Requirements>
Quote, please, the line with "What Bokeh code", the line with "from bokeh.resources import INLINE", and every line between them, exactly and with nothing else.

::::::::

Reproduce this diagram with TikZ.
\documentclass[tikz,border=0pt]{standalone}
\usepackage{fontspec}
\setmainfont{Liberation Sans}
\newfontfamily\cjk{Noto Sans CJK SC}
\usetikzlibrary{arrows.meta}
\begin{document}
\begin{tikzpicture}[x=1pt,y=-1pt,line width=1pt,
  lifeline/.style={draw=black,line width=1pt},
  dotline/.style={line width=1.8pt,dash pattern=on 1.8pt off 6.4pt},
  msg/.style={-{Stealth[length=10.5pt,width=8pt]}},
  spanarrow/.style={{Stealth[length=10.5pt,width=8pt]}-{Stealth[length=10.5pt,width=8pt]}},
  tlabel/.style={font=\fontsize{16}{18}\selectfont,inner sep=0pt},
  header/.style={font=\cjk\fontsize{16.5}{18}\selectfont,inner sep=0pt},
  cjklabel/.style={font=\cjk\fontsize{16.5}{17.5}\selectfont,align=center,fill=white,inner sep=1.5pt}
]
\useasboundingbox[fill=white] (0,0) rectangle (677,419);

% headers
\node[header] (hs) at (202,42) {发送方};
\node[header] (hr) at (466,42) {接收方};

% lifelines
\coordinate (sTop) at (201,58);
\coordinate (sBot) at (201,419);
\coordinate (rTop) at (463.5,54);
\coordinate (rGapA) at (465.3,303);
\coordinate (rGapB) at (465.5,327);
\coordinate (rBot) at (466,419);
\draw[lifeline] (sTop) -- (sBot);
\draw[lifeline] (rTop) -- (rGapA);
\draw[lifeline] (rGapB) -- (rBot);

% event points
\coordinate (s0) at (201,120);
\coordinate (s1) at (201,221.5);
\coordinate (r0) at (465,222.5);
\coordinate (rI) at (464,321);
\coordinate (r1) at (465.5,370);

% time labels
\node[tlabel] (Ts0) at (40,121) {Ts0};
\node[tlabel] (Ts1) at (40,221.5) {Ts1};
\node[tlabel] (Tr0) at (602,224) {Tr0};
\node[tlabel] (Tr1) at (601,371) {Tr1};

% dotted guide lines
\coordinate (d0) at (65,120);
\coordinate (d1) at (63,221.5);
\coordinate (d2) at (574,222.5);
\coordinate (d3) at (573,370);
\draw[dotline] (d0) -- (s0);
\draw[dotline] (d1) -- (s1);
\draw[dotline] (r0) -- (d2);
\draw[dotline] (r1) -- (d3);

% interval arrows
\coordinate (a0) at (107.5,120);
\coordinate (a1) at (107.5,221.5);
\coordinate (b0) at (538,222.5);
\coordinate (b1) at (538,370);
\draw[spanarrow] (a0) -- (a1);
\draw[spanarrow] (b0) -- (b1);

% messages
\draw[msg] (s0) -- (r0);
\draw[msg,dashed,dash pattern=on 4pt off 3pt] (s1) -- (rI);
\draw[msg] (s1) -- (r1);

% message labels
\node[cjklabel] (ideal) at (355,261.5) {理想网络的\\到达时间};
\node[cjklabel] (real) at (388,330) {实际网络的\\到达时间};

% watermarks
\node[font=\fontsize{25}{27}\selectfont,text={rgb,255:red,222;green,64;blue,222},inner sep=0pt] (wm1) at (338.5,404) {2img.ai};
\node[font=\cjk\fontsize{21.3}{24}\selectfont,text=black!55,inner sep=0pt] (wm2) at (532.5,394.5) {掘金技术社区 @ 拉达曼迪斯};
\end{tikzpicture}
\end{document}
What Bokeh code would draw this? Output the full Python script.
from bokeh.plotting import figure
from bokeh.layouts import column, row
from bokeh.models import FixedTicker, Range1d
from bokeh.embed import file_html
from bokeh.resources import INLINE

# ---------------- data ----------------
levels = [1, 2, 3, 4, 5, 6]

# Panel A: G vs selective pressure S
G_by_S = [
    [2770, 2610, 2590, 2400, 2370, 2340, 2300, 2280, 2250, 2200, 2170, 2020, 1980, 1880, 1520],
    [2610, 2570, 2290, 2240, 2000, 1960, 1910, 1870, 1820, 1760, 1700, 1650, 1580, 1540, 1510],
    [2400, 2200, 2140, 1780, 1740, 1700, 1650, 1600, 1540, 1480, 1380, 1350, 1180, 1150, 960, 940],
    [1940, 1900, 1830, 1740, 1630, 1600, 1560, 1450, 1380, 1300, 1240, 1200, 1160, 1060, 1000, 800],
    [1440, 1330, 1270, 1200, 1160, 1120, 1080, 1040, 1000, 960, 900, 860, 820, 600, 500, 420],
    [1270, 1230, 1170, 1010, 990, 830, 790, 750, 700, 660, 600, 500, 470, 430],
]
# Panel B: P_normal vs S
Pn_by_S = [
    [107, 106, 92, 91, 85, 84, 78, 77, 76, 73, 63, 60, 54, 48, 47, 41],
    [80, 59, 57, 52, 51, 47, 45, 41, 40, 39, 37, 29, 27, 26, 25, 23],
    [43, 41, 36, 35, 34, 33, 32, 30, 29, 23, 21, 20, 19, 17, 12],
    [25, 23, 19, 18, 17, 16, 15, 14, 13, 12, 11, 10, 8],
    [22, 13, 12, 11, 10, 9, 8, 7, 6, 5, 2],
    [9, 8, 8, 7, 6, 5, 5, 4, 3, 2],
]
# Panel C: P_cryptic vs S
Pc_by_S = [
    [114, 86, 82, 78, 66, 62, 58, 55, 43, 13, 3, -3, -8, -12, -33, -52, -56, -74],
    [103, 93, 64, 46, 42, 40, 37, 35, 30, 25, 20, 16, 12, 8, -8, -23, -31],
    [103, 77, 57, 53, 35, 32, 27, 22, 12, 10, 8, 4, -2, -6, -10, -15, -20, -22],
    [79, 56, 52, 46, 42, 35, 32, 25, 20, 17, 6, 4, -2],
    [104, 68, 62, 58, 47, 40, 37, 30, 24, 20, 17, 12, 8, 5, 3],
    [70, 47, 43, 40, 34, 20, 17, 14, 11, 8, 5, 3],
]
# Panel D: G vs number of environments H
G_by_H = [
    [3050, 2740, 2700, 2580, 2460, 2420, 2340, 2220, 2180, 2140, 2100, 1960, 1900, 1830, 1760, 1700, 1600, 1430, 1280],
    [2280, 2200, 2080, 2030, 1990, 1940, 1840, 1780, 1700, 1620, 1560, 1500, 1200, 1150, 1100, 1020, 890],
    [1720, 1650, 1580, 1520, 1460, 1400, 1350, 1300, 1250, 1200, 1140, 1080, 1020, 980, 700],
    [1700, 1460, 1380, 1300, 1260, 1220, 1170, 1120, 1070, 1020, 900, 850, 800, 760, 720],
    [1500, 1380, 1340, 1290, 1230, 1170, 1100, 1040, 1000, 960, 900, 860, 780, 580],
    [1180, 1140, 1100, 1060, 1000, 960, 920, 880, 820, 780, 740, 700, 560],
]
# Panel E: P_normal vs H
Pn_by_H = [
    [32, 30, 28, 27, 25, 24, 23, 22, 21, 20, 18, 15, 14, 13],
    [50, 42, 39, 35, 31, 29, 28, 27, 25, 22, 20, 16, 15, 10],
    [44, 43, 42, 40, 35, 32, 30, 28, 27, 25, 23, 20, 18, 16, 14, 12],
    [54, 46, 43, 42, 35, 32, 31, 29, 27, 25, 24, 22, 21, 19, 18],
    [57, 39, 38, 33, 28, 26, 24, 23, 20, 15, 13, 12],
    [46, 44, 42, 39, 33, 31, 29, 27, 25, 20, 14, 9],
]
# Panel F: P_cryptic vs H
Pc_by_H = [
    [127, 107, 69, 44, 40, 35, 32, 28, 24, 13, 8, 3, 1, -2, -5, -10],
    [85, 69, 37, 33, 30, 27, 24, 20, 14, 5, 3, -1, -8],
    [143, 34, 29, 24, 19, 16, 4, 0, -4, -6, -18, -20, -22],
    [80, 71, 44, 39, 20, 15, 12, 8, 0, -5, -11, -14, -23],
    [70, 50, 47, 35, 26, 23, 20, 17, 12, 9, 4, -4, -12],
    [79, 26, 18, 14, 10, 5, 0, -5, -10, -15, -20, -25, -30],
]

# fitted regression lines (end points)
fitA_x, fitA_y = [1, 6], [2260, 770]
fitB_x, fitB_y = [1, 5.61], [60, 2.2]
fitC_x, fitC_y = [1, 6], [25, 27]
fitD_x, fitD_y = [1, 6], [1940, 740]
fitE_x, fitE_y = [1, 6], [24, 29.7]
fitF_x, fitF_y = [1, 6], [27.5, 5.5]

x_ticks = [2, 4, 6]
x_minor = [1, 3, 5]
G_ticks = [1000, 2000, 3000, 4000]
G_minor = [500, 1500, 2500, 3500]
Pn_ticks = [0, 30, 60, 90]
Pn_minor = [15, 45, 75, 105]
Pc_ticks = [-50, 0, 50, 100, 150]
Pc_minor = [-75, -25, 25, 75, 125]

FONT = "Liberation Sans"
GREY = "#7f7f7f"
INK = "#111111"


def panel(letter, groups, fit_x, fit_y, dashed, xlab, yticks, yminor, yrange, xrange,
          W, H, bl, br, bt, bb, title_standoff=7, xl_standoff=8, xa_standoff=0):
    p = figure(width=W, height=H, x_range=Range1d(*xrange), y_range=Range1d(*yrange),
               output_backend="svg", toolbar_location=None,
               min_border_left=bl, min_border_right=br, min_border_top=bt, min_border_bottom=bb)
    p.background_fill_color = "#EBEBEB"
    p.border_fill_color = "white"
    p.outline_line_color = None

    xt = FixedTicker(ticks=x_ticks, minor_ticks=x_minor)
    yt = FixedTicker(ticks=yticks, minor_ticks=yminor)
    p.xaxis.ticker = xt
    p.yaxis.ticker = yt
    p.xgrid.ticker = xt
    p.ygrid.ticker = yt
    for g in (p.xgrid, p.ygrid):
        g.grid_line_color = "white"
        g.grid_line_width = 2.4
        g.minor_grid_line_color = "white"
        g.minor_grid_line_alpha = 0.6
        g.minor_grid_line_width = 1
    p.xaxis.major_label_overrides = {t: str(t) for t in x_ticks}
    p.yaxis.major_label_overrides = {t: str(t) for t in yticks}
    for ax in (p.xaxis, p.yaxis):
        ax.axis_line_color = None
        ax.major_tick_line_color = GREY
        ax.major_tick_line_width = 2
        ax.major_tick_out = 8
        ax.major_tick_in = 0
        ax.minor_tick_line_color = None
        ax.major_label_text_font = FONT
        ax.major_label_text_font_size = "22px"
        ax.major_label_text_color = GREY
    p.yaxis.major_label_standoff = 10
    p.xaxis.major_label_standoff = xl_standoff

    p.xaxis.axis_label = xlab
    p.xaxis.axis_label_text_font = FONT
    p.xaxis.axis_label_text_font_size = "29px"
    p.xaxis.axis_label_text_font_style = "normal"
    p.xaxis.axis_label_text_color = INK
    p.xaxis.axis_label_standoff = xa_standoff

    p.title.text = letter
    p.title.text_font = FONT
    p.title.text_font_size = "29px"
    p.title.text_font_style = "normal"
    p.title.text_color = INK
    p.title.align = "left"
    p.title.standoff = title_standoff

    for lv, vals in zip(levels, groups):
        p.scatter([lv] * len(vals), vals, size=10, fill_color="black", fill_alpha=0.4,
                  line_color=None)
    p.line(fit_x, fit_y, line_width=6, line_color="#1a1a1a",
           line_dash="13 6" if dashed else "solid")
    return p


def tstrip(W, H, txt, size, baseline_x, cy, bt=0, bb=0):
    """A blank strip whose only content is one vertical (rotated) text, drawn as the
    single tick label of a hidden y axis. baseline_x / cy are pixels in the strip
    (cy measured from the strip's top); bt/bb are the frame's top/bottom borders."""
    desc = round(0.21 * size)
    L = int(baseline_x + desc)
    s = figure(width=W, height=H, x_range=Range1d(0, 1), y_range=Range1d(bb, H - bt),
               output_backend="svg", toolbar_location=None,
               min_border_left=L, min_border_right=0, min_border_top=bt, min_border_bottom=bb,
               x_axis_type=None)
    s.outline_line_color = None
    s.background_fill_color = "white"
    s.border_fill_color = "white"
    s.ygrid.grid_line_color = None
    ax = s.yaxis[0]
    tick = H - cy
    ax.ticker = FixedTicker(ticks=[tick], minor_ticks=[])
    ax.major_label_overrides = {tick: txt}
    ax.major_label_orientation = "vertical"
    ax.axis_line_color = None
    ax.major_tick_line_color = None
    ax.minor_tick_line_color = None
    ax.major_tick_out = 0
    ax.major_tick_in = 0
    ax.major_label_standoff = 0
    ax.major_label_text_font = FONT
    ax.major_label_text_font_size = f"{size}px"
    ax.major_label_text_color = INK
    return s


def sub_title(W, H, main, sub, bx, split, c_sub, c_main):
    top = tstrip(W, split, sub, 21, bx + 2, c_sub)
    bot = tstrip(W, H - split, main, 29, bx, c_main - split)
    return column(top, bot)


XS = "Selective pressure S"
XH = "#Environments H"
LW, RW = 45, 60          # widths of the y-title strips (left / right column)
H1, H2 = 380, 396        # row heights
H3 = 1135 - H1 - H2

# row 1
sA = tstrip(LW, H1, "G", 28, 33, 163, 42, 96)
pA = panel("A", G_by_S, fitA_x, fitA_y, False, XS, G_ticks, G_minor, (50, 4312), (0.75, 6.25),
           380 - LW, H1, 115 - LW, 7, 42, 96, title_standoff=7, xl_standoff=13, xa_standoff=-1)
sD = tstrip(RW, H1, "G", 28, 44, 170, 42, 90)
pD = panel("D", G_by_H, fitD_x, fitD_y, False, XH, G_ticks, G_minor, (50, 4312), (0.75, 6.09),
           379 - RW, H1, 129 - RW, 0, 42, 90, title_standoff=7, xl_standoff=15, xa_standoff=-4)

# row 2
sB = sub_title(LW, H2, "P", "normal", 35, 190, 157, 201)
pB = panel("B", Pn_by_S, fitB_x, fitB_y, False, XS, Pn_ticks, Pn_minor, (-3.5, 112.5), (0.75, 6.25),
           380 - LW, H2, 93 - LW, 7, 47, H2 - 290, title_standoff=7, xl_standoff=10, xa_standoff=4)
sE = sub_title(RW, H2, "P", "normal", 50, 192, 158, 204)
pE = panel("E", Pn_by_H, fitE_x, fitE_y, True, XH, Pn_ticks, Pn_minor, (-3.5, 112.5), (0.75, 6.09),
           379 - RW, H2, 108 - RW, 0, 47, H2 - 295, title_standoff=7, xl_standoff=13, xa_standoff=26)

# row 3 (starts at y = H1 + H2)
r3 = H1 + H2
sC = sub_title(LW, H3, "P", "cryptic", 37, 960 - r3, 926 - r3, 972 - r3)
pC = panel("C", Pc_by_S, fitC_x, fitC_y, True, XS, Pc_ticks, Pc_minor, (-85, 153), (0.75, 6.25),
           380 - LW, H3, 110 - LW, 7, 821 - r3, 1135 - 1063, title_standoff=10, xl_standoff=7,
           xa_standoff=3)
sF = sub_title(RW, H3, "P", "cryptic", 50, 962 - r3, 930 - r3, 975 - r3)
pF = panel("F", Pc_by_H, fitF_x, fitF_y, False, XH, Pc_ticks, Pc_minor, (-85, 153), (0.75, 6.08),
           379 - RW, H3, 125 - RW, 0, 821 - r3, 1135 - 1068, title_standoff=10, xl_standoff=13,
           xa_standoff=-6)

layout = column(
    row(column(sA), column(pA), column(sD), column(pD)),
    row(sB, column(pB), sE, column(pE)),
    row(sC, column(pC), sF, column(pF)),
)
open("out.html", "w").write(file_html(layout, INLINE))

::::::::

Reply to the task>
What Bokeh code would draw this? Output the full Python script.
from bokeh.plotting import figure
from bokeh.layouts import column, row
from bokeh.models import FixedTicker, Range1d
from bokeh.embed import file_html
from bokeh.resources import INLINE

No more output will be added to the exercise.